[AVAILABLE DATA]
────────────────────

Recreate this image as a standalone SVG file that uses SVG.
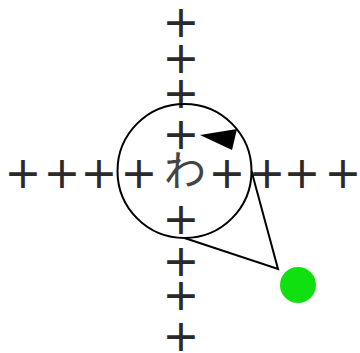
<svg xmlns="http://www.w3.org/2000/svg" width="360" height="353" viewBox="0 0 360 353">
<style>
.p{font-family:"DejaVu Sans",sans-serif;font-size:44px;fill:#2a2a2a;text-anchor:middle}
.k{font-family:"Noto Sans CJK JP","Noto Sans CJK SC",sans-serif;font-size:42px;fill:#444;text-anchor:middle}
</style>
<rect width="360" height="353" fill="#fff"/>
<g id="grid">
<text class="p" x="181" y="37">+</text>
<text class="p" x="181" y="73">+</text>
<text class="p" x="181" y="108">+</text>
<text class="p" x="181" y="149">+</text>
<text class="p" x="181" y="234">+</text>
<text class="p" x="181" y="276">+</text>
<text class="p" x="181" y="310">+</text>
<text class="p" x="181" y="351">+</text>
<text class="p" x="23" y="188">+</text>
<text class="p" x="62" y="188">+</text>
<text class="p" x="99" y="188">+</text>
<text class="p" x="139" y="188">+</text>
<text class="p" x="227" y="188">+</text>
<text class="p" x="267" y="188">+</text>
<text class="p" x="302" y="188">+</text>
<text class="p" x="343" y="188">+</text>
</g>
<g id="label"><text class="k" x="185" y="186">わ</text></g>
<g id="bubble">
<circle cx="184.5" cy="171" r="67" fill="none" stroke="#000" stroke-width="2"/>
</g>
<g id="connectors">
<path d="M251.5,171 L278,269 L184.5,238" fill="none" stroke="#000" stroke-width="2" stroke-linejoin="miter"/>
</g>
<g id="pointer"><polygon points="200,135 237,129 232,150" fill="#000"/></g>
<g id="dot"><circle cx="298" cy="285" r="18" fill="#10e010"/></g>
</svg>
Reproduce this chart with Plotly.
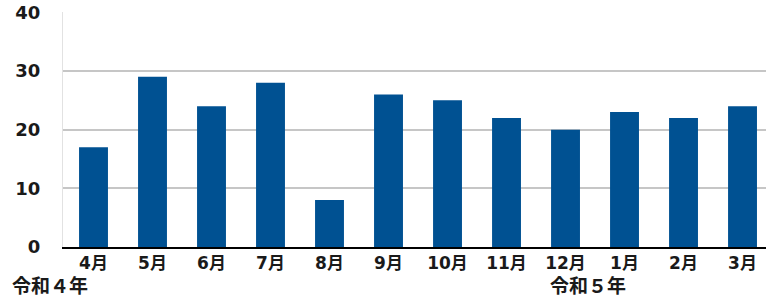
import plotly.graph_objects as go

months = ["4月", "5月", "6月", "7月", "8月", "9月", "10月", "11月", "12月", "1月", "2月", "3月"]
values = [17, 29, 24, 28, 8, 26, 25, 22, 20, 23, 22, 24]
y_ticks = [0, 10, 20, 30, 40]
era_labels = ["令和４年", "令和５年"]

FONT = "DejaVu Sans, Noto Sans CJK JP"
CJK = "Noto Sans CJK JP"
PLOT_W = 766 - 63

fig = go.Figure(go.Bar(
    x=months, y=values,
    marker=dict(color="#005192", line=dict(width=0)),
    hoverinfo="skip",
))

fig.update_layout(
    width=766, height=298,
    margin=dict(l=63, r=0, t=12, b=51, autoexpand=False),
    paper_bgcolor="white", plot_bgcolor="white",
    bargap=0.51,
    showlegend=False,
    font=dict(family=FONT, color="#1a1a1a"),
)
fig.update_xaxes(
    type="category",
    range=[-0.517, 11.398],
    automargin=False,
    showline=True, linecolor="#000000", linewidth=1.5,
    showgrid=False, ticks="",
    tickfont=dict(family=FONT, size=17, color="#1a1a1a", weight="bold"),
)
fig.update_yaxes(
    range=[0, 40.05], tickvals=y_ticks,
    automargin=False,
    showgrid=True, gridcolor="#c6c6c6", gridwidth=1.6,
    showline=True, linecolor="#e2e2e2", linewidth=1,
    zeroline=False, ticks="",
    ticklabelstandoff=18,
    tickfont=dict(family=FONT, size=18, color="#1a1a1a", weight="bold"),
)
fig.add_annotation(text=era_labels[0], xref="paper", yref="paper", x=(10 - 63) / PLOT_W, y=0,
                   xanchor="left", yanchor="middle", yshift=-37, showarrow=False,
                   font=dict(family=CJK, size=19, color="#1a1a1a", weight="bold"))
fig.add_annotation(text=era_labels[1], xref="paper", yref="paper", x=(548 - 63) / PLOT_W, y=0,
                   xanchor="left", yanchor="middle", yshift=-37, showarrow=False,
                   font=dict(family=CJK, size=19, color="#1a1a1a", weight="bold"))

fig.write_html("out.html", config={"displayModeBar": False},
               post_script="document.body.style.margin='0';document.body.style.overflow='hidden';")
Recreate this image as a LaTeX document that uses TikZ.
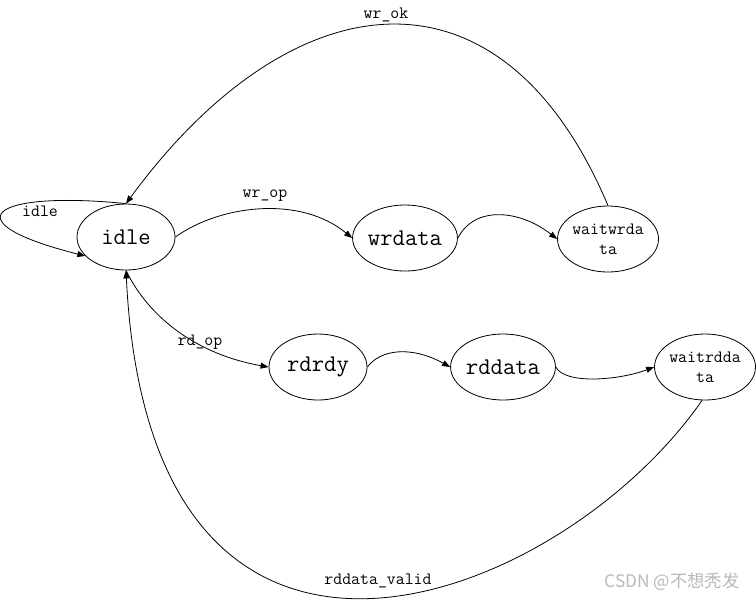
\documentclass[tikz,border=0pt]{standalone}
\usepackage{fontspec}
\newfontfamily\cjkfont{Noto Sans CJK SC}
\usetikzlibrary{arrows.meta,shapes.geometric}
\tikzset{
	fsm/.style={draw,ellipse,minimum width=73.5pt,minimum height=49.5pt,inner sep=0pt,line width=0.6pt,font=\ttfamily\fontsize{18}{19}\selectfont},
	fsm small/.style={fsm,align=center,font=\ttfamily\fontsize{13}{15}\selectfont},
	trans/.style={-{Triangle[length=6pt,width=4.5pt]},line width=0.6pt},
	lbl/.style={inner sep=0pt,font=\ttfamily\fontsize{13}{14}\selectfont}
}
\begin{document}
\begin{tikzpicture}[x=0.75pt,y=-0.75pt]
				\useasboundingbox (0,0) rectangle (756,601);
				\foreach \n/\x/\y in {idle/126/237,wrdata/405/238,rdrdy/318/367,rddata/503/367}{
					\node[fsm] (\n) at (\x,\y) {\n};
				}
				\node[fsm small] (waitwrdata) at (608,239) {waitwrda\\ta};
				\node[fsm small] (waitrddata) at (705,367) {waitrdda\\ta};
				% transitions
				\draw[trans] (idle.north) .. controls (-10,190) and (-50,222) .. (idle.205);
				\draw[trans] (idle.east) .. controls (220,205) and (300,195) .. (wrdata.west);
				\draw[trans] (wrdata.east) .. controls (475,205) and (520,210) .. (waitwrdata.west);
				\draw[trans] (waitwrdata.north) .. controls (500,-50) and (290,-20) .. (idle.north);
				\draw[trans] (idle.south) .. controls (150,320) and (200,355) .. (rdrdy.west);
				\draw[trans] (rdrdy.east) .. controls (380,350) and (410,345) .. (rddata.west);
				\draw[trans] (rddata.east) .. controls (565,385) and (620,380) .. (waitrddata.west);
				\draw[trans] (waitrddata.265) .. controls (560,605) and (150,765) .. (idle.south);
				% labels
				\foreach \n/\x/\y/\t in {lidle/40/211/idle,lwrop/265/196/wr\_op,lwrok/386/15/wr\_ok,lrdop/200/342/rd\_op,lvalid/378/581/rddata\_valid}{
					\node[lbl] (\n) at (\x,\y) {\t};
				}
				\node[text=gray!55,font=\cjkfont\fontsize{13}{14}\selectfont] (mark) at (672,582) {CSDN @不想秃发};
			\end{tikzpicture}
\end{document}
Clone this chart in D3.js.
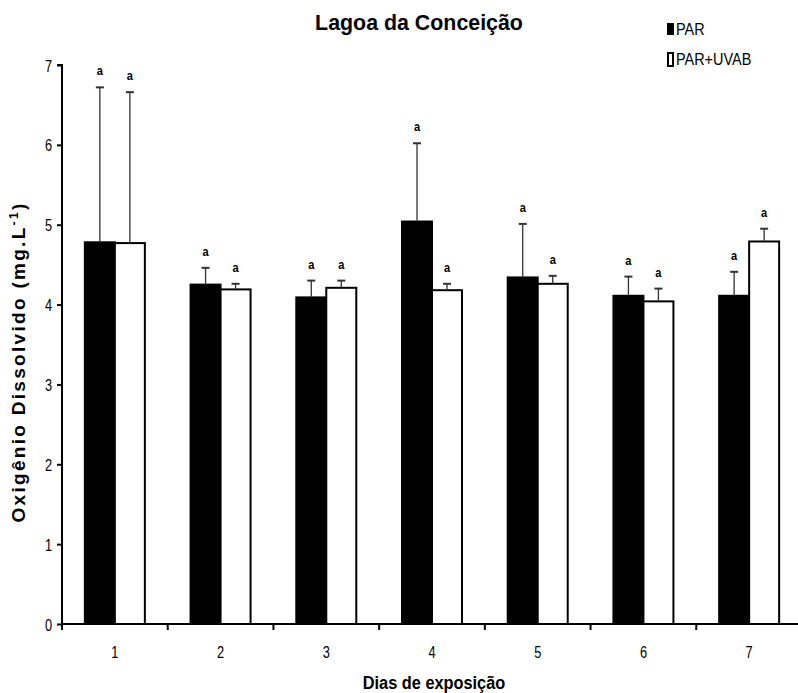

────────────────────

[EXERCISE REQUIREMENTS]
Each line of the material above either contains the word "that" or does not; state how many do, and nothing else.

[RESULT OF THIS EXERCISE]
2